I am not sure why the project does not use the MMDB file format, which is designed for fast and efficient lookups.

Not having the IP ranges in CIDR format being one of the examples why the current code won't work and non-trivial amount of coding is required to support this single-file format.

We have a tool for that called range2cidr (which also part of our CLI), that can generate the CIDR/range column.

cidr country country_name continent continent_name
1.0.0.0/25 AU Australia OC Oceania
1.0.0.128/26 AU Australia OC Oceania

The issue is that the time to generate the CIDR is a bit slow

time ipinfo range2cidr country.csv > country_cidr.csv

real    9m58.852s
user    0m22.040s
sys     0m44.654s
doktornotor commented 3 months ago

Yeah, a bit. 😉 Same issue with Python, PHP or whatever other code used for the purpose on similar projects.

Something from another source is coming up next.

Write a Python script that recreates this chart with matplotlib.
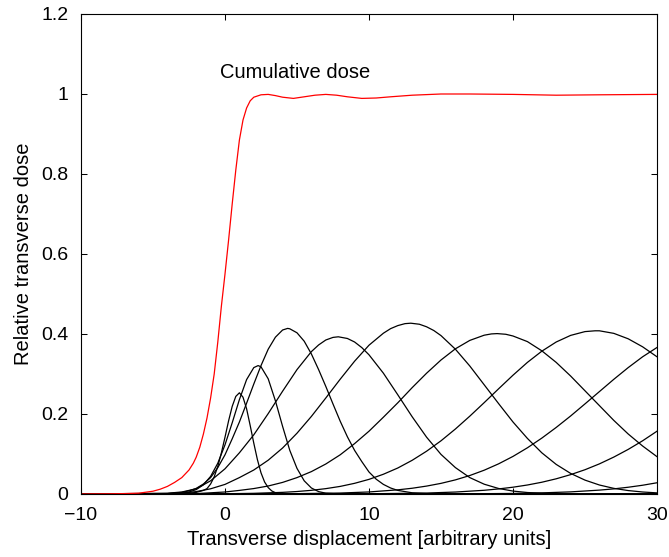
import matplotlib
matplotlib.use('Agg')
import matplotlib.pyplot as plt

plt.rcParams['font.family'] = ['Liberation Sans', 'DejaVu Sans']

# black curves: single-beam transverse dose profiles
c1_x = [-10, -4, -2.5, -2, -1.5, -1.25, -1, -0.75, -0.5, -0.25, 0, 0.25, 0.5, 0.75, 1, 1.25, 1.5, 1.75,
        2, 2.25, 2.5, 2.75, 3, 3.25, 3.5, 4, 30]
c1_y = [0, 0, 0.002, 0.004, 0.009, 0.0135, 0.025, 0.043, 0.069, 0.103, 0.142, 0.183, 0.219, 0.244, 0.253,
        0.242, 0.213, 0.171, 0.127, 0.086, 0.053, 0.030, 0.016, 0.0076, 0.0033, 0.0004, 0]

c2_x = [-10, -4, -3, -2.5, -2, -1.5, -1, -0.5, 0, 0.5, 1, 1.5, 2, 2.3, 2.5, 3, 3.5, 4, 4.5, 5, 5.5, 6,
        6.5, 7, 8, 30]
c2_y = [0, 0, 0.002, 0.005, 0.011, 0.023, 0.044, 0.077, 0.123, 0.178, 0.236, 0.286, 0.316, 0.321, 0.318,
        0.288, 0.233, 0.169, 0.109, 0.064, 0.033, 0.015, 0.006, 0.002, 0, 0]

c3_x = [-10, -4, -3, -2.5, -2, -1.5, -1, -0.5, 0, 0.5, 1, 1.5, 2, 2.5, 3, 3.5, 4, 4.35, 4.5, 5, 5.5, 6,
        6.5, 7, 7.5, 8, 8.5, 9, 9.5, 10, 10.5, 11, 11.5, 12, 13, 14, 15, 30]
c3_y = [0, 0.001, 0.004, 0.008, 0.014, 0.025, 0.041, 0.066, 0.098, 0.138, 0.180, 0.227, 0.275, 0.321,
        0.362, 0.392, 0.410, 0.414, 0.413, 0.403, 0.382, 0.350, 0.311, 0.269, 0.225, 0.182, 0.143, 0.109,
        0.081, 0.055, 0.037, 0.024, 0.015, 0.009, 0.003, 0.001, 0, 0]

c4_x = [-10, -4, -3, -2, -1, 0, 1, 2, 3, 4, 5, 6, 6.5, 7, 7.5, 7.87, 8.5, 9, 9.5, 10, 11, 12, 13, 14,
        15, 16, 17, 18, 19, 20, 21, 22, 24, 30]
c4_y = [0, 0.002, 0.005, 0.013, 0.033, 0.063, 0.103, 0.148, 0.201, 0.257, 0.311, 0.356, 0.3726, 0.385,
        0.3915, 0.393, 0.3888, 0.380, 0.366, 0.348, 0.302, 0.248, 0.193, 0.142, 0.099, 0.066, 0.041,
        0.0245, 0.0138, 0.0073, 0.0037, 0.0018, 0, 0]

c5_x = [-10, -4, -3, -2, -1, 0, 1, 2, 3, 4, 5, 6, 7, 8, 9, 10, 11, 11.5, 12, 12.5, 12.9, 13.5, 14, 14.5,
        15, 16, 17, 18, 19, 20, 21, 22, 23, 24, 25, 26, 27, 28, 29, 30]
c5_y = [0, 0.001, 0.002, 0.006, 0.013, 0.024, 0.041, 0.060, 0.0845, 0.115, 0.152, 0.194, 0.240, 0.287,
        0.332, 0.372, 0.402, 0.4134, 0.421, 0.4259, 0.427, 0.4244, 0.418, 0.4087, 0.396, 0.362, 0.320,
        0.273, 0.226, 0.180, 0.139, 0.103, 0.074, 0.0515, 0.0347, 0.0225, 0.0141, 0.0086, 0.005, 0.0028]

c6_x = [-10, -4, -2, 0, 1, 2, 3, 4, 5, 6, 7, 8, 9, 10, 11, 12, 13, 14, 15, 16, 17, 18, 18.5, 18.9,
        19.5, 20, 21, 22, 23, 24, 25, 26, 27, 28, 29, 30]
c6_y = [0, 0, 0.001, 0.005, 0.009, 0.0136, 0.020, 0.029, 0.041, 0.056, 0.075, 0.098, 0.126, 0.157,
        0.192, 0.228, 0.266, 0.302, 0.335, 0.363, 0.384, 0.397, 0.4002, 0.401, 0.3993, 0.395, 0.381,
        0.358, 0.329, 0.295, 0.258, 0.221, 0.184, 0.150, 0.120, 0.0933]

c7_x = [-10, -2, 0, 2, 4, 5, 6, 7, 8, 9, 10, 11, 12, 13, 14, 15, 16, 17, 18, 19, 20, 21, 22, 23, 24,
        25, 25.7, 26, 27, 28, 29, 30]
c7_y = [0, 0.0002, 0.0006, 0.0017, 0.0041, 0.0062, 0.0092, 0.0134, 0.019, 0.0267, 0.0366, 0.0494, 0.065,
        0.0843, 0.107, 0.133, 0.1625, 0.1946, 0.2284, 0.263, 0.297, 0.329, 0.357, 0.380, 0.3965, 0.406,
        0.408, 0.408, 0.4016, 0.388, 0.368, 0.343]

c8_x = [-10, 4, 8, 10, 12, 13, 14, 15, 16, 17, 18, 19, 20, 21, 22, 23, 24, 25, 26, 27, 28, 29, 30]
c8_y = [0, 0.0004, 0.0024, 0.0051, 0.0104, 0.0144, 0.0198, 0.0266, 0.0353, 0.0462, 0.0595, 0.0754,
        0.094, 0.1155, 0.1397, 0.1664, 0.195, 0.2253, 0.256, 0.2867, 0.316, 0.343, 0.3663]

c9_x = [-10, 10, 14, 16, 18, 19, 20, 21, 22, 23, 24, 25, 26, 27, 28, 29, 30]
c9_y = [0, 0.0005, 0.0024, 0.0049, 0.0093, 0.0127, 0.017, 0.0225, 0.0294, 0.038, 0.0484, 0.0607,
        0.0753, 0.0923, 0.1115, 0.133, 0.157]

c10_x = [-10, 16, 20, 22, 24, 26, 27, 28, 29, 30]
c10_y = [0, 0.0003, 0.0014, 0.0028, 0.0053, 0.0097, 0.0128, 0.0169, 0.0219, 0.0281]

# red curve: cumulative dose
cum_x = [-10, -8, -7, -6, -5, -4.5, -4, -3.5, -3, -2.5, -2.2, -2, -1.75, -1.5, -1.25, -1, -0.75, -0.5,
         -0.25, 0, 0.25, 0.5, 0.75, 1, 1.25, 1.5, 1.75, 2, 2.5, 3, 3.5, 4, 4.75, 5.5, 6.25, 7, 7.75,
         8.5, 9.5, 10.5, 11.5, 13, 15, 17, 20, 23, 26, 30]
cum_y = [0, 0.0005, 0.001, 0.002, 0.007, 0.012, 0.019, 0.029, 0.041, 0.060, 0.077, 0.092, 0.117, 0.15,
         0.19, 0.24, 0.30, 0.38, 0.47, 0.55, 0.635, 0.725, 0.81, 0.885, 0.935, 0.965, 0.983, 0.992,
         0.998, 0.999, 0.996, 0.992, 0.989, 0.993, 0.997, 0.999, 0.997, 0.993, 0.989, 0.990, 0.993,
         0.997, 1.0, 1.0, 0.999, 0.997, 0.998, 0.999]

x_ticks = [-10, 0, 10, 20, 30]
y_ticks = [0, 0.2, 0.4, 0.6, 0.8, 1, 1.2]
y_ticklabels = ['0', '0.2', '0.4', '0.6', '0.8', '1', '1.2']

fig = plt.figure(figsize=(6.69, 5.57), dpi=100)
ax = fig.add_axes([81 / 669, 63 / 557, 576 / 669, 480 / 557])

profiles = [(c1_x, c1_y), (c2_x, c2_y), (c3_x, c3_y), (c4_x, c4_y), (c5_x, c5_y),
            (c6_x, c6_y), (c7_x, c7_y), (c8_x, c8_y), (c9_x, c9_y), (c10_x, c10_y)]
for px, py in profiles:
    ax.plot(px, py, color='black', lw=0.9)
ax.plot(cum_x, cum_y, color='red', lw=0.9)

ax.text(-0.35, 1.039, 'Cumulative dose', fontsize=14.5, ha='left', va='baseline')

ax.set_xlim(-10, 30)
ax.set_ylim(0, 1.2)
ax.set_xticks(x_ticks)
ax.set_yticks(y_ticks)
ax.set_yticklabels(y_ticklabels)
ax.tick_params(direction='in', top=True, right=True, length=4, width=0.75,
               labelsize=14, pad=9)
for s in ax.spines.values():
    s.set_linewidth(0.8)

ax.set_xlabel('Transverse displacement [arbitrary units]', fontsize=14.5, labelpad=5)
ax.set_ylabel('Relative transverse dose', fontsize=14.5, labelpad=6)

fig.savefig('out.png', dpi=100)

Now, assuming similar HW specs, multiply the wasted CPU time by the user base and one update per day.

As for why MMDB format is not used - the thing is - you are not doing realtime lookups. You simply parse the data once every while and use that parsed data in firewall rules to reject/accept connections. There's no integration for lookups in databases present in the pf firewall code, plus the performance would not exactly rock either I guess.

abdullahdevrel commented 3 months ago

I will try to think of a solution. The challenge is that we probably won't be able to produce the CIDR variant of the free IP database for download because we would then have to account for maintenance of another variant of the same product.

When MM switched from their legacy geoip to a more modern variant, it broke a lot of things. We aimed to remain stable from day 0 onward to avoid such situations. Introducing a CIDR variant of the database could increase the load on us as we would have to maintain it virtually indefinitely.